AIM OF THE TASK: The listing below should be printed exactly, every line of it. Skip the pictures.

Start of RAW DATA

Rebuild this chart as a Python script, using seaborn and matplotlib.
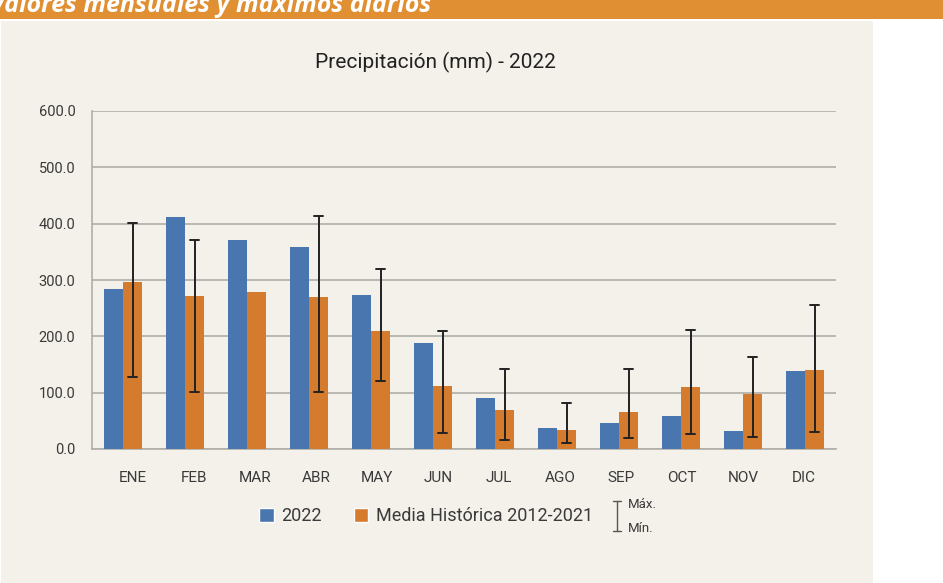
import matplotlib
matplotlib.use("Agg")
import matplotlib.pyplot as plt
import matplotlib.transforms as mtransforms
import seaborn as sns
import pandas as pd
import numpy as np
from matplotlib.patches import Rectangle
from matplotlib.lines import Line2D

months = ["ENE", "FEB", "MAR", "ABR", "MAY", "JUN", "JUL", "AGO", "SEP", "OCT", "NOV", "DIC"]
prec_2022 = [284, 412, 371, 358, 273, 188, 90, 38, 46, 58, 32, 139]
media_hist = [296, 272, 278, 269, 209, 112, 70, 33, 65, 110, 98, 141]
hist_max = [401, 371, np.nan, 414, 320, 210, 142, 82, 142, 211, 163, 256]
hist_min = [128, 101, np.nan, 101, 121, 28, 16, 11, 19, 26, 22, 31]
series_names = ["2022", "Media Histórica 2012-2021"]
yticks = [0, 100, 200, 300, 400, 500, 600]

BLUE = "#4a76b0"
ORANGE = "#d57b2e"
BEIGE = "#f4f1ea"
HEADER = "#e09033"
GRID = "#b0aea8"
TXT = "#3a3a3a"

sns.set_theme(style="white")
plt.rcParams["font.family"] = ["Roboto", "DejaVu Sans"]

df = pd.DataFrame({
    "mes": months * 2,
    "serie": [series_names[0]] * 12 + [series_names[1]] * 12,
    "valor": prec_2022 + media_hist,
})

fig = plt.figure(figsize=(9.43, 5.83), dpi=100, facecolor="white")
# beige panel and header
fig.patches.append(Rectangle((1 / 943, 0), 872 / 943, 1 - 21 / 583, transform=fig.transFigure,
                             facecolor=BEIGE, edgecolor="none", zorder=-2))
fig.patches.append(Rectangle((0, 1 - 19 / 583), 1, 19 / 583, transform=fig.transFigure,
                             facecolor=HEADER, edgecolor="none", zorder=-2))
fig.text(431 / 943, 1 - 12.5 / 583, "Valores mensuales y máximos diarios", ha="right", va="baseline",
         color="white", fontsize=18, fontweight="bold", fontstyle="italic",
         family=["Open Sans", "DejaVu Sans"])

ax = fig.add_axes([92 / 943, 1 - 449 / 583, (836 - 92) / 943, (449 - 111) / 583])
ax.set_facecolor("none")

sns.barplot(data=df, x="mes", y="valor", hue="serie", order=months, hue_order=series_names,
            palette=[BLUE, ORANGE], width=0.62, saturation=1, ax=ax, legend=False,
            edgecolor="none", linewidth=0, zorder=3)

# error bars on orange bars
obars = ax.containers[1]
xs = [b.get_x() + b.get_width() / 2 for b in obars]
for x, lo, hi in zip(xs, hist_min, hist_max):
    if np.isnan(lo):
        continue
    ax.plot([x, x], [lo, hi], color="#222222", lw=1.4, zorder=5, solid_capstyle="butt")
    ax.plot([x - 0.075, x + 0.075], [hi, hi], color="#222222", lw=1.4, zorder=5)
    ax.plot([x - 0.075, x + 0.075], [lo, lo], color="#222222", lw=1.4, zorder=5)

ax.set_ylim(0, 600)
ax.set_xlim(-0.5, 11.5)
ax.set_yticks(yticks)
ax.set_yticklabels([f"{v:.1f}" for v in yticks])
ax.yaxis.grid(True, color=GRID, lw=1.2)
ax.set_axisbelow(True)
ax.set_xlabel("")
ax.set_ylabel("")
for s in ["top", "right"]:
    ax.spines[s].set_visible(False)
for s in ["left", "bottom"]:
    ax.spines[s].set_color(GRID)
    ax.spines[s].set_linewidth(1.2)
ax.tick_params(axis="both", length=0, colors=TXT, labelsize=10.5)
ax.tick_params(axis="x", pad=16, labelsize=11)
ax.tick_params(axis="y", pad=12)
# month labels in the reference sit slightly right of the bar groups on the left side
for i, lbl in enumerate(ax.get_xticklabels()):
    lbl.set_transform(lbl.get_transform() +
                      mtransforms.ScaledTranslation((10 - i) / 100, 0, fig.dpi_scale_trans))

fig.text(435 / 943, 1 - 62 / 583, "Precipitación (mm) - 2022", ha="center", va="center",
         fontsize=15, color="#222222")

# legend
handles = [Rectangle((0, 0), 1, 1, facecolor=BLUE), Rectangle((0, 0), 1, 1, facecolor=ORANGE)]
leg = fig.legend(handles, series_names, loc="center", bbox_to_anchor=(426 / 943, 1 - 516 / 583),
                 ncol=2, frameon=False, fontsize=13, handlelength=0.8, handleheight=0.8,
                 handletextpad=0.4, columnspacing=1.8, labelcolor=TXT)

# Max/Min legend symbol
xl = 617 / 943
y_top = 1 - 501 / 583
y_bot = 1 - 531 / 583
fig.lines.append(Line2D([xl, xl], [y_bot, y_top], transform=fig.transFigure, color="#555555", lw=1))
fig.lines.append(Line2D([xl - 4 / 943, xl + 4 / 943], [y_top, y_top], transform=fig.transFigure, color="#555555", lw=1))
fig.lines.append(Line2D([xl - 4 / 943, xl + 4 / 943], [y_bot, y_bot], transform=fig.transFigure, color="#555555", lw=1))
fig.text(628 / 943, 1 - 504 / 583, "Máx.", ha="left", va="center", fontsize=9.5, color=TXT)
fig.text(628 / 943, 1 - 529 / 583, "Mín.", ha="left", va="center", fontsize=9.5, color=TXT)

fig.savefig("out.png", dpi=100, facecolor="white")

End of RAW DATA

EXERCISE ANSWER:
Rebuild this chart as a Python script, using seaborn and matplotlib.
import matplotlib
matplotlib.use("Agg")
import matplotlib.pyplot as plt
import matplotlib.transforms as mtransforms
import seaborn as sns
import pandas as pd
import numpy as np
from matplotlib.patches import Rectangle
from matplotlib.lines import Line2D

months = ["ENE", "FEB", "MAR", "ABR", "MAY", "JUN", "JUL", "AGO", "SEP", "OCT", "NOV", "DIC"]
prec_2022 = [284, 412, 371, 358, 273, 188, 90, 38, 46, 58, 32, 139]
media_hist = [296, 272, 278, 269, 209, 112, 70, 33, 65, 110, 98, 141]
hist_max = [401, 371, np.nan, 414, 320, 210, 142, 82, 142, 211, 163, 256]
hist_min = [128, 101, np.nan, 101, 121, 28, 16, 11, 19, 26, 22, 31]
series_names = ["2022", "Media Histórica 2012-2021"]
yticks = [0, 100, 200, 300, 400, 500, 600]

BLUE = "#4a76b0"
ORANGE = "#d57b2e"
BEIGE = "#f4f1ea"
HEADER = "#e09033"
GRID = "#b0aea8"
TXT = "#3a3a3a"

sns.set_theme(style="white")
plt.rcParams["font.family"] = ["Roboto", "DejaVu Sans"]

df = pd.DataFrame({
    "mes": months * 2,
    "serie": [series_names[0]] * 12 + [series_names[1]] * 12,
    "valor": prec_2022 + media_hist,
})

fig = plt.figure(figsize=(9.43, 5.83), dpi=100, facecolor="white")
# beige panel and header
fig.patches.append(Rectangle((1 / 943, 0), 872 / 943, 1 - 21 / 583, transform=fig.transFigure,
                             facecolor=BEIGE, edgecolor="none", zorder=-2))
fig.patches.append(Rectangle((0, 1 - 19 / 583), 1, 19 / 583, transform=fig.transFigure,
                             facecolor=HEADER, edgecolor="none", zorder=-2))
fig.text(431 / 943, 1 - 12.5 / 583, "Valores mensuales y máximos diarios", ha="right", va="baseline",
         color="white", fontsize=18, fontweight="bold", fontstyle="italic",
         family=["Open Sans", "DejaVu Sans"])

ax = fig.add_axes([92 / 943, 1 - 449 / 583, (836 - 92) / 943, (449 - 111) / 583])
ax.set_facecolor("none")

sns.barplot(data=df, x="mes", y="valor", hue="serie", order=months, hue_order=series_names,
            palette=[BLUE, ORANGE], width=0.62, saturation=1, ax=ax, legend=False,
            edgecolor="none", linewidth=0, zorder=3)

# error bars on orange bars
obars = ax.containers[1]
xs = [b.get_x() + b.get_width() / 2 for b in obars]
for x, lo, hi in zip(xs, hist_min, hist_max):
    if np.isnan(lo):
        continue
    ax.plot([x, x], [lo, hi], color="#222222", lw=1.4, zorder=5, solid_capstyle="butt")
    ax.plot([x - 0.075, x + 0.075], [hi, hi], color="#222222", lw=1.4, zorder=5)
    ax.plot([x - 0.075, x + 0.075], [lo, lo], color="#222222", lw=1.4, zorder=5)

ax.set_ylim(0, 600)
ax.set_xlim(-0.5, 11.5)
ax.set_yticks(yticks)
ax.set_yticklabels([f"{v:.1f}" for v in yticks])
ax.yaxis.grid(True, color=GRID, lw=1.2)
ax.set_axisbelow(True)
ax.set_xlabel("")
ax.set_ylabel("")
for s in ["top", "right"]:
    ax.spines[s].set_visible(False)
for s in ["left", "bottom"]:
    ax.spines[s].set_color(GRID)
    ax.spines[s].set_linewidth(1.2)
ax.tick_params(axis="both", length=0, colors=TXT, labelsize=10.5)
ax.tick_params(axis="x", pad=16, labelsize=11)
ax.tick_params(axis="y", pad=12)
# month labels in the reference sit slightly right of the bar groups on the left side
for i, lbl in enumerate(ax.get_xticklabels()):
    lbl.set_transform(lbl.get_transform() +
                      mtransforms.ScaledTranslation((10 - i) / 100, 0, fig.dpi_scale_trans))

fig.text(435 / 943, 1 - 62 / 583, "Precipitación (mm) - 2022", ha="center", va="center",
         fontsize=15, color="#222222")

# legend
handles = [Rectangle((0, 0), 1, 1, facecolor=BLUE), Rectangle((0, 0), 1, 1, facecolor=ORANGE)]
leg = fig.legend(handles, series_names, loc="center", bbox_to_anchor=(426 / 943, 1 - 516 / 583),
                 ncol=2, frameon=False, fontsize=13, handlelength=0.8, handleheight=0.8,
                 handletextpad=0.4, columnspacing=1.8, labelcolor=TXT)

# Max/Min legend symbol
xl = 617 / 943
y_top = 1 - 501 / 583
y_bot = 1 - 531 / 583
fig.lines.append(Line2D([xl, xl], [y_bot, y_top], transform=fig.transFigure, color="#555555", lw=1))
fig.lines.append(Line2D([xl - 4 / 943, xl + 4 / 943], [y_top, y_top], transform=fig.transFigure, color="#555555", lw=1))
fig.lines.append(Line2D([xl - 4 / 943, xl + 4 / 943], [y_bot, y_bot], transform=fig.transFigure, color="#555555", lw=1))
fig.text(628 / 943, 1 - 504 / 583, "Máx.", ha="left", va="center", fontsize=9.5, color=TXT)
fig.text(628 / 943, 1 - 529 / 583, "Mín.", ha="left", va="center", fontsize=9.5, color=TXT)

fig.savefig("out.png", dpi=100, facecolor="white")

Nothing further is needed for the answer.